Mediobanca, no dei soci all’Ops su Banca Generali
I voti favorevoli si sono fermati al 35%, i contrari al 10% del capitale presente. Determinante il 32% di astenuti. Tra questi Delfin, UniCredit ed Edizione

Il progetto di Mediobanca di acquisire Banca Generali si infrange contro il muro dell’assemblea. Riunitasi ieri a Milano con la partecipazione del 78% del capitale sociale, l’assise degli azionisti ha respinto la richiesta del Consiglio di amministrazione di autorizzare l’Offerta pubblica di scambio volontaria lanciata su tutte le azioni ordinarie della controllata del gruppo Generali.
Il voto ha fotografato un quadro frammentato e per alcuni versi anomalo. Il 35% del capitale si è espresso a favore, con un consenso trainato dal mercato: 25% investitori istituzionali e 10% investitori privati.
Sull’altro fronte, il 10% ha votato contro, con il gruppo Caltagirone in prima linea nella contrarietà all’operazione. Ma a risultare determinante è stata la massa critica degli astenuti, pari al 32% del capitale.
Qui si sono concentrati i pesi massimi dell’azionariato: Delfin della famiglia Del Vecchio (20%), le casse previdenziali italiane – Enasarco, Enpam e Forense – con il 5%, alcuni gestori istituzionali, unici a non seguire le raccomandazioni dei proxy advisor come Amundi, Anima (cioè Banco Bpm) e Tages con il 3%, oltre a Edizione Holding (2%) e UniCredit (2%).
Una scelta di astensione che ha avuto l’effetto di bloccare l’operazione, senza assumere formalmente una posizione contraria ma rendendo impossibile l’autorizzazione.
Preso atto dell’esito, Mediobanca ha dichiarato decaduta l’offerta su Banca Generali, mettendo così fine a una delle partite più attese della finanza italiana.

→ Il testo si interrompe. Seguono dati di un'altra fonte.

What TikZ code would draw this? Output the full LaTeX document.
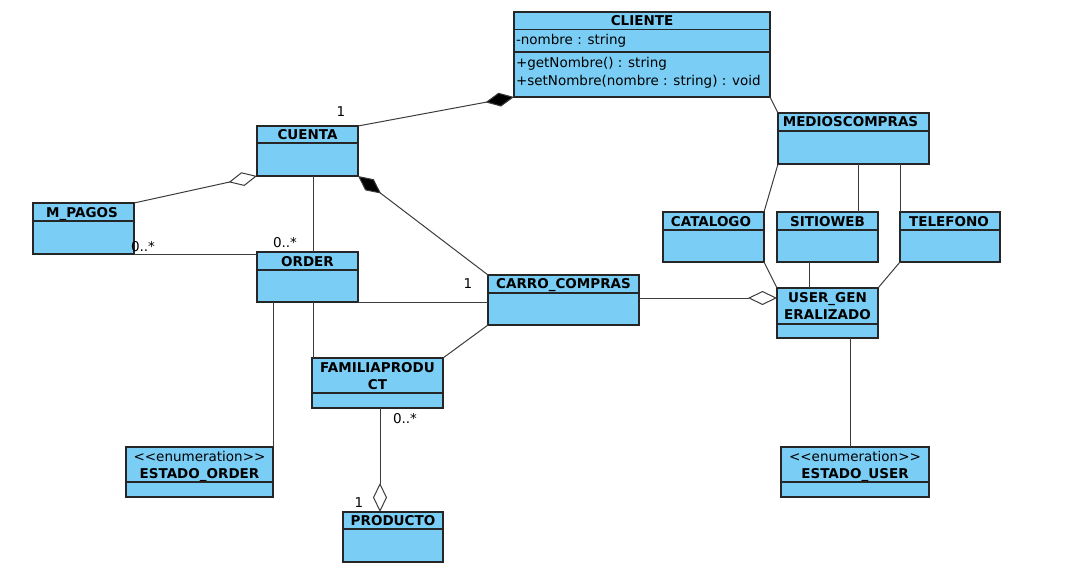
\documentclass[tikz,border=0pt]{standalone}
\usepackage{fontspec}
\setmainfont{DejaVu Sans}
\usetikzlibrary{arrows.meta}
\definecolor{umlblue}{RGB}{122,206,245}
\definecolor{umlline}{RGB}{60,60,60}

\begin{document}
\begin{tikzpicture}
[every node/.style={inner sep=0pt, outer sep=0pt, font=\fontsize{13.5}{17}\selectfont},
 umlbox/.style={rectangle, fill=umlblue, draw=black!85, line width=1.2pt},
 umltitle/.style={anchor=base, font=\fontsize{13.5}{17}\selectfont\bfseries},
 umltext/.style={anchor=base west},
 mult/.style={anchor=base},
 sep/.style={draw=black!85, line width=1.2pt},
 assoc/.style={draw=umlline, line width=1pt},
 aggr/.style={assoc, -{Diamond[open, fill=white, length=29pt, width=14pt]}},
 comp/.style={assoc, {Diamond[fill=black, length=29pt, width=14pt]}-}]
\useasboundingbox (0pt,0pt) rectangle (1065pt,-575pt);
% classes
\node (cliente) [umlbox, minimum width=256pt, minimum height=85pt] at (642pt, -54.5pt) {};
\node (clienteT) [umltitle] at (642pt, -25.6pt) {CLIENTE};
\draw [sep] (cliente.west |- 0pt,-29.5pt) -- (cliente.east |- 0pt,-29.5pt);
\draw [sep] (cliente.west |- 0pt,-52pt) -- (cliente.east |- 0pt,-52pt);
\node (clienteA) [umltext] at (516pt, -45pt) {-nombre : string};
\node (clienteM1) [umltext] at (516pt, -68pt) {+getNombre() : string};
\node (clienteM2) [umltext] at (516pt, -85.5pt) {+setNombre(nombre : string) : void};
\node (cuenta) [umlbox, minimum width=101pt, minimum height=50pt] at (307.5pt, -151pt) {};
\node (cuentaT) [umltitle] at (307.5pt, -139.4pt) {CUENTA};
\draw [sep] (cuenta.west |- 0pt,-143pt) -- (cuenta.east |- 0pt,-143pt);
\node (mpagos) [umlbox, minimum width=101pt, minimum height=51pt] at (83.5pt, -228.5pt) {};
\node (mpagosT) [umltitle] at (82pt, -217pt) {M\_PAGOS};
\draw [sep] (mpagos.west |- 0pt,-221pt) -- (mpagos.east |- 0pt,-221pt);
\node (order) [umlbox, minimum width=101pt, minimum height=50pt] at (307.5pt, -277pt) {};
\node (orderT) [umltitle] at (307.5pt, -266pt) {ORDER};
\draw [sep] (order.west |- 0pt,-270pt) -- (order.east |- 0pt,-270pt);
\node (carro) [umlbox, minimum width=151pt, minimum height=50pt] at (563.5pt, -300pt) {};
\node (carroT) [umltitle] at (563.5pt, -288.9pt) {CARRO\_COMPRAS};
\draw [sep] (carro.west |- 0pt,-293pt) -- (carro.east |- 0pt,-293pt);
\node (medios) [umlbox, minimum width=151pt, minimum height=51pt] at (853.5pt, -138.5pt) {};
\node (mediosT) [umltitle] at (850.5pt, -127pt) {MEDIOSCOMPRAS};
\draw [sep] (medios.west |- 0pt,-131pt) -- (medios.east |- 0pt,-131pt);
\node (catalogo) [umlbox, minimum width=101pt, minimum height=50pt] at (713.5pt, -237pt) {};
\node (catalogoT) [umltitle] at (711pt, -226pt) {CATALOGO};
\draw [sep] (catalogo.west |- 0pt,-230pt) -- (catalogo.east |- 0pt,-230pt);
\node (sitioweb) [umlbox, minimum width=101pt, minimum height=50pt] at (827.5pt, -237pt) {};
\node (sitiowebT) [umltitle] at (827.5pt, -226pt) {SITIOWEB};
\draw [sep] (sitioweb.west |- 0pt,-230pt) -- (sitioweb.east |- 0pt,-230pt);
\node (telefono) [umlbox, minimum width=100pt, minimum height=50pt] at (950pt, -237pt) {};
\node (telefonoT) [umltitle] at (949pt, -226pt) {TELEFONO};
\draw [sep] (telefono.west |- 0pt,-230pt) -- (telefono.east |- 0pt,-230pt);
\node (user) [umlbox, minimum width=101pt, minimum height=50pt] at (827.5pt, -313pt) {};
\node (userT) [umltitle, align=center] at (827.5pt, -319pt) {USER\_GEN\\ERALIZADO};
\draw [sep] (user.west |- 0pt,-324pt) -- (user.east |- 0pt,-324pt);
\node (familia) [umlbox, minimum width=131pt, minimum height=50pt] at (377.5pt, -383pt) {};
\node (familiaT) [umltitle, align=center] at (377.5pt, -389pt) {FAMILIAPRODU\\CT};
\draw [sep] (familia.west |- 0pt,-393pt) -- (familia.east |- 0pt,-393pt);
\node (estorder) [umlbox, minimum width=147pt, minimum height=50pt] at (199.5pt, -472pt) {};
\node (estorderT) [umltitle, align=center] at (199.5pt, -478pt) {{\mdseries <\kern0pt<enumeration>\kern0pt>}\\ESTADO\_ORDER};
\draw [sep] (estorder.west |- 0pt,-482pt) -- (estorder.east |- 0pt,-482pt);
\node (estuser) [umlbox, minimum width=148pt, minimum height=50pt] at (855pt, -472pt) {};
\node (estuserT) [umltitle, align=center] at (855pt, -478pt) {{\mdseries <\kern0pt<enumeration>\kern0pt>}\\ESTADO\_USER};
\draw [sep] (estuser.west |- 0pt,-482pt) -- (estuser.east |- 0pt,-482pt);
\node (producto) [umlbox, minimum width=100pt, minimum height=50pt] at (393pt, -537pt) {};
\node (productoT) [umltitle] at (393pt, -525pt) {PRODUCTO};
\draw [sep] (producto.west |- 0pt,-529pt) -- (producto.east |- 0pt,-529pt);
% connectors
\draw [comp] (cliente.south west) -- (cuenta.north east);
\draw [aggr] (mpagos.north east) -- (cuenta.south west);
\draw [comp] (cuenta.south east) -- (carro.north west);
\draw [assoc] ([xshift=5.5pt]cuenta.south) -- ([xshift=5.5pt]order.north);
\draw [assoc] (mpagos.south east) -- (mpagos.south east -| order.west);
\draw [assoc] (order.south east) -- (order.south east -| carro.west);
\draw [assoc] ([xshift=5.5pt]order.south) -- ([xshift=5.5pt]order.south |- familia.north);
\draw [assoc] (estorder.north east |- order.south) -- (estorder.north east);
\draw [assoc] (carro.south west) -- (familia.north east);
\draw [aggr] ([yshift=2pt]carro.east) -- ([yshift=2pt]carro.east -| user.west);
\draw [aggr] ([xshift=2.5pt]familia.south) -- ([xshift=2.5pt]familia.south |- producto.north);
\draw [assoc] (cliente.south east) -- (medios.north west);
\draw [assoc] (medios.south west) -- (catalogo.north east);
\draw [assoc] ([xshift=4.5pt]medios.south) -- ([xshift=4.5pt]medios.south |- sitioweb.north);
\draw [assoc] (medios.south -| telefono.west) -- (telefono.north west);
\draw [assoc] (catalogo.south east) -- (user.north west);
\draw [assoc] ([xshift=-18.5pt]sitioweb.south) -- ([xshift=-18.5pt]user.north);
\draw [assoc] (telefono.south west) -- (user.north east);
\draw [assoc] ([xshift=22.5pt]user.south) -- ([xshift=22.5pt]user.south |- estuser.north);
% multiplicities
\node (m1) [mult] at (341pt, -117pt) {1};
\node (m2) [mult] at (285pt, -247pt) {0..*};
\node (m3) [mult] at (143pt, -251pt) {0..*};
\node (m4) [mult] at (468pt, -288pt) {1};
\node (m5) [mult] at (405pt, -423pt) {0..*};
\node (m6) [mult] at (359pt, -507pt) {1};
\end{tikzpicture}
\end{document}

Il ceo Alberto Nagel, che vedeva in questa Ops il coronamento di una trasformazione di Piazzetta Cuccia di cui è stato l’artefice, non ha nascosto l’amarezza: «Desidero ringraziare tutti coloro che hanno creduto e sostenuto il processo di forte crescita e trasformazione di Mediobanca e che hanno supportato l’operazione Banca Generali come ulteriore e definitivo tassello nella creazione di un Wealth Manager di respiro internazionale» ha premesso.
Per poi aggiungere: «È stata un’opportunità mancata per effetto del voto espresso, in particolare, da azionisti che hanno manifestato un evidente conflitto di interesse, anteponendo quello relativo ad altri asset italiani a quello di azionisti di Mediobanca», ha sottolineato il Ceo.
Nagel ha rimarcato che «risulta evidente dal voto che coloro i quali non si sono trovati in questa posizione si sono espressi a favore, mercato in primis, in linea con le raccomandazioni dei proxy advisor internazionali». E ha concluso con uno sguardo al futuro: «Si tratta chiaramente di un’opportunità, per ora, mancata per lo sviluppo della nostra banca e del sistema finanziario italiano. Continueremo ad essere concentrati sull’esecuzione del nostro piano “One Brand – One Culture”, convinti della superiore generazione di valore rispetto all’alternativa rappresentata dall’offerta di Mps».
Al quadro assembleare si aggiunge il capitolo Unipol. La compagnia guidata da Carlo Cimbri ha infatti venduto nei mesi estivi la propria quota, poco sotto il 2%, uscendo da Mediobanca e non partecipando quindi al voto di oggi. Anche se il suo 2% non avrebbe potuto spostare gli equilibri.
I mercati hanno reagito con immediatezza all’epilogo della vicenda. Banca Generali è precipitata sotto la soglia dei 50 euro, chiudendo a 49,54 euro (-2,86%), mentre Mediobanca, inizialmente positiva (+0,7%), ha invertito la rotta cedendo l’1,4% a 20,98 euro. Mps ha perso l’1,13% a 8,12 euro, mentre Generali ha chiuso stabile a +0,32%.
Le parole di Nagel e i numeri della Borsa mostrano la portata della frenata. L’acquisizione di Banca Generali sarebbe stata per Mediobanca il tassello finale di una strategia di lungo periodo, proiettando Piazzetta Cuccia nel gotha del wealth management internazionale. Il no dell’assemblea segna dunque una eventuale svolta negli equilibri di governance e lascia campo libero a scenari alternativi, dove l’offerta di Mps diventa sempre più come possibile alternativa di consolidamento.